Genome Mining Data of Bacillus cabrialesii TE3T
This dataset contains (1) the Bacillus cabrialesii TE3T genome, (2) the Bacillus cabrialesii TE3T genome-mining results and (3) results and BGC sequences used to construct BGC networking of Bacillus cabrialesii TE3T BGCs through BiG-SCAPE.
Steps to reproduce
Genome Assembly: The quality of raw reads was checked using FastQC and trimmed to remove the adapter and low-quality sequences with Trimmomatic (phred score of 30, and no more than two ambiguous bases per read). After trimmed, high-quality reads were assembled using SPAdes (version 3.10.1) genome assembler with the ‘—careful’ parameter for read error correction, and a set of k-mer lengths of 21, 33, 55, 77, 99 and 127 (optimal value = 51).

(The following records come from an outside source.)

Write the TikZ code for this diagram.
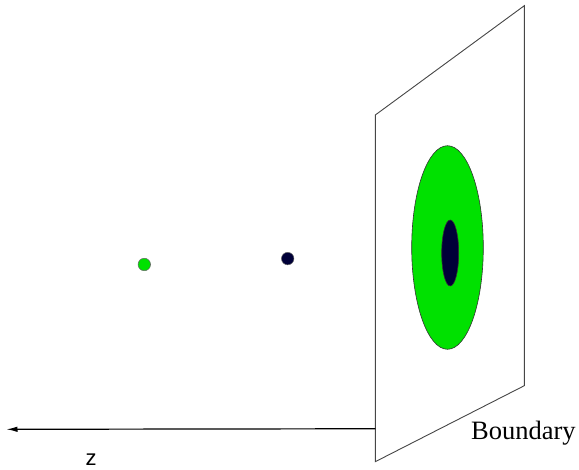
\documentclass[tikz,border=0pt]{standalone}
\usepackage{fontspec}
\setmainfont{Liberation Serif}
\setsansfont{Liberation Sans}
\usepackage{tikz}
\usetikzlibrary{shapes.geometric, arrows.meta, positioning, calc}
\definecolor{FigGreen}{RGB}{0,225,0}
\definecolor{FigNavy}{RGB}{0,0,56}
\definecolor{FigEdge}{RGB}{70,70,70}

\begin{document}
\begin{tikzpicture}[x=1pt, y=-1pt,
                plane/.style={draw=FigEdge, line width=0.9pt, fill=white},
                spot/.style={ellipse, draw=black!80, line width=0.6pt, inner sep=0pt},
                dot/.style={circle, draw=black!60, line width=0.5pt, inner sep=0pt, minimum size=12.5pt},
                arr/.style={-{Latex[length=11pt, width=5.5pt]}, line width=1.2pt, black},
                lbl/.style={inner sep=0pt}
            ]
                \useasboundingbox (0,0) rectangle (579,470);

                % boundary plane
                \coordinate (pTL) at (375.3,115);
                \coordinate (pTR) at (524.3,5.7);
                \coordinate (pBR) at (524.3,385.7);
                \coordinate (pBL) at (375.3,461.7);
                \draw[plane] (pTL) -- (pTR) -- (pBR) -- (pBL) -- cycle;

                % images on the boundary
                \node[spot, fill=FigGreen, minimum width=71.6pt, minimum height=203.6pt] (outer) at (447.5,247.5) {};
                \node[spot, fill=FigNavy, minimum width=17pt, minimum height=66pt] (inner) at (450.2,253) {};

                % sources
                \node[dot, fill=FigGreen] (src1) at (144.3,264.5) {};
                \node[dot, fill=FigNavy] (src2) at (287.7,258.6) {};

                % z axis
                \coordinate (zstart) at ($(pTL)!0.905!(pBL)$);
                \coordinate (ztip) at (6.5,429.3);
                \draw[arr] (zstart) -- (ztip);

                \node[lbl, anchor=base, font=\sffamily\fontsize{22}{26}\selectfont] (zlbl) at (91,466) {z};
                \node[lbl, anchor=base west, font=\fontsize{26.5}{30}\selectfont] (blbl) at (471,440) {Boundary};
            \end{tikzpicture}
\end{document}
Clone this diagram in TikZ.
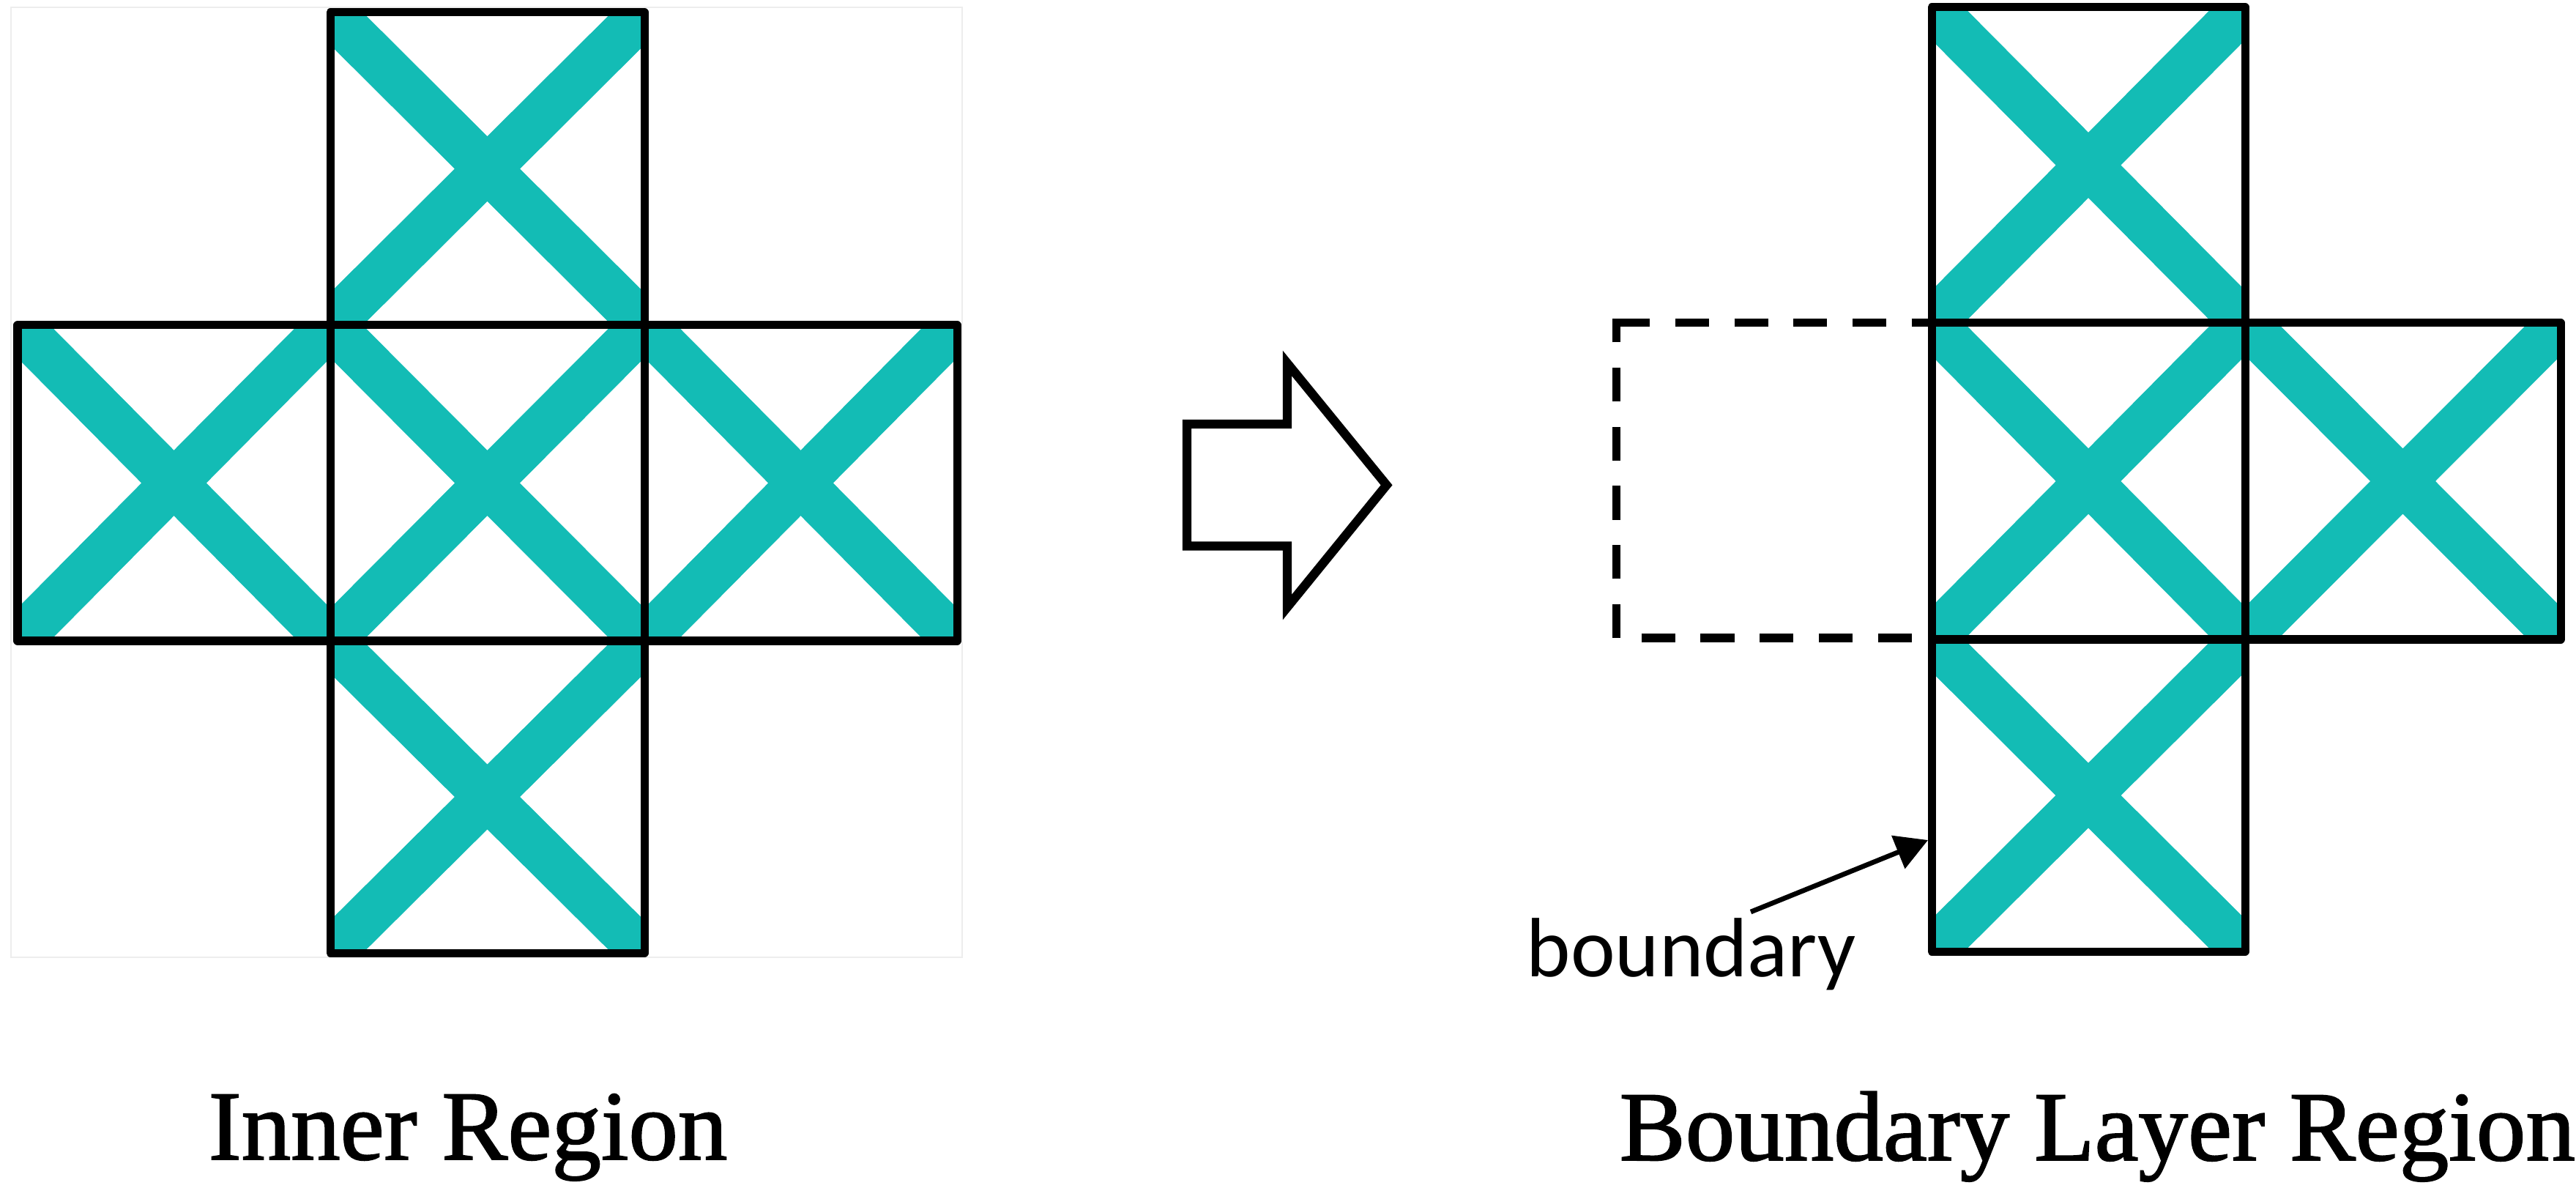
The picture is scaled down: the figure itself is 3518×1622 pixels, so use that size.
\documentclass[tikz,border=0pt]{standalone}
\usepackage{fontspec}
\setmainfont{Liberation Serif}
\newfontfamily\capfont{Liberation Serif}[FakeBold=1.4]
\newfontfamily\calibfont{Carlito}
\usetikzlibrary{arrows.meta}
\definecolor{stripeteal}{RGB}{19,188,181}
\newcommand\tealcell[4]{%
  \begin{scope}
    \clip (#1,#2) rectangle (#3,#4);
    \draw[tealstripe] (#1,#2) -- (#3,#4) (#1,#4) -- (#3,#2);
  \end{scope}}
\tikzset{
  tealstripe/.style={draw=stripeteal, line width=17.9pt, line cap=butt},
  gridline/.style={draw=black, line width=3.13pt, line join=round},
  dashline/.style={draw=black, line width=3.13pt, dash pattern=on 13.09pt off 9.87pt},
  hollowarrow/.style={draw=black, line width=3.5pt, line join=miter, fill=white},
  caption/.style={anchor=base west, inner sep=0pt, font=\capfont\fontsize{38.4}{46}\selectfont},
  smalllabel/.style={anchor=base west, inner sep=0pt, font=\calibfont\fontsize{32.7}{39}\selectfont},
  pointer/.style={draw=black, line width=1.9pt, -{Triangle[length=12.5pt,width=13.5pt]}}
}
\begin{document}
\begin{tikzpicture}[x=0.01cm, y=-0.01cm]
\useasboundingbox (0,0) rectangle (3518,1622);
% faint frame of the left picture
\draw[black!7, line width=0.6pt] (15,10) rectangle (1314,1307);
% ---------- left: inner region ----------
\tealcell{451}{17}{880}{444}
\tealcell{24}{444}{451}{875}
\tealcell{451}{444}{880}{875}
\tealcell{880}{444}{1307}{875}
\tealcell{451}{875}{880}{1301}
\draw[gridline] (24,444) rectangle (1307,875);
\draw[gridline] (451,17) rectangle (880,1301);
% ---------- hollow arrow ----------
\draw[hollowarrow] (1621,579) -- (1758,579) -- (1758,496) -- (1893.6,662.3)
  -- (1758,829) -- (1758,745.5) -- (1621,745.5) -- cycle;
% ---------- right: boundary layer region ----------
\tealcell{2638}{10}{3066}{441}
\tealcell{2638}{441}{3066}{873}
\tealcell{3066}{441}{3497}{873}
\tealcell{2638}{873}{3066}{1299}
\draw[dashline] (2207,441) -- (2638,441);
\draw[dashline] (2207,871) -- (2207,435.5);
\draw[dashline, dash phase=13.09pt] (2207,871) -- (2638,871);
\draw[gridline] (2638,10) rectangle (3066,1299);
\draw[gridline] (2638,441) rectangle (3497,873);
% ---------- labels ----------
\node[smalllabel] (blabel) at (2084,1333) {boundary};
\coordinate (bstart) at (2391,1245);
\coordinate (btip) at (2633,1147);
\draw[pointer] (bstart) -- (btip);
\node[caption] (innercap) at (284,1583) {Inner Region};
\node[caption] (blcap) at (2211,1584) {Boundary Layer Region};
\end{tikzpicture}
\end{document}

Mauve contig Mover (MCM) was used for contig reordering using the reference genome of B. subtilis CW14 (NCBI project accession PRJNA330772).. Genome mining: Contigs were concatenated as one unique sequence using the Union tool from the Emboss package, and submitted to antibiotics & Secondary Metabolite analysis shell (antiSMASH) web-server (https://antismash.secondarymetabolites.org) under detection strictness parameter = strict. BGC networking: BGC networking was constructed including sequences of Bacillus subtilis group strains obtained from i) antiSMASH database (antiSMASH-DB) and ii) Minimum Information about a Biosynthetic Gene cluster database (MIBiG), by using a locally installed version of the BiG-SCAPE software, with the local option enabled and a distance cut-off score = 0.3.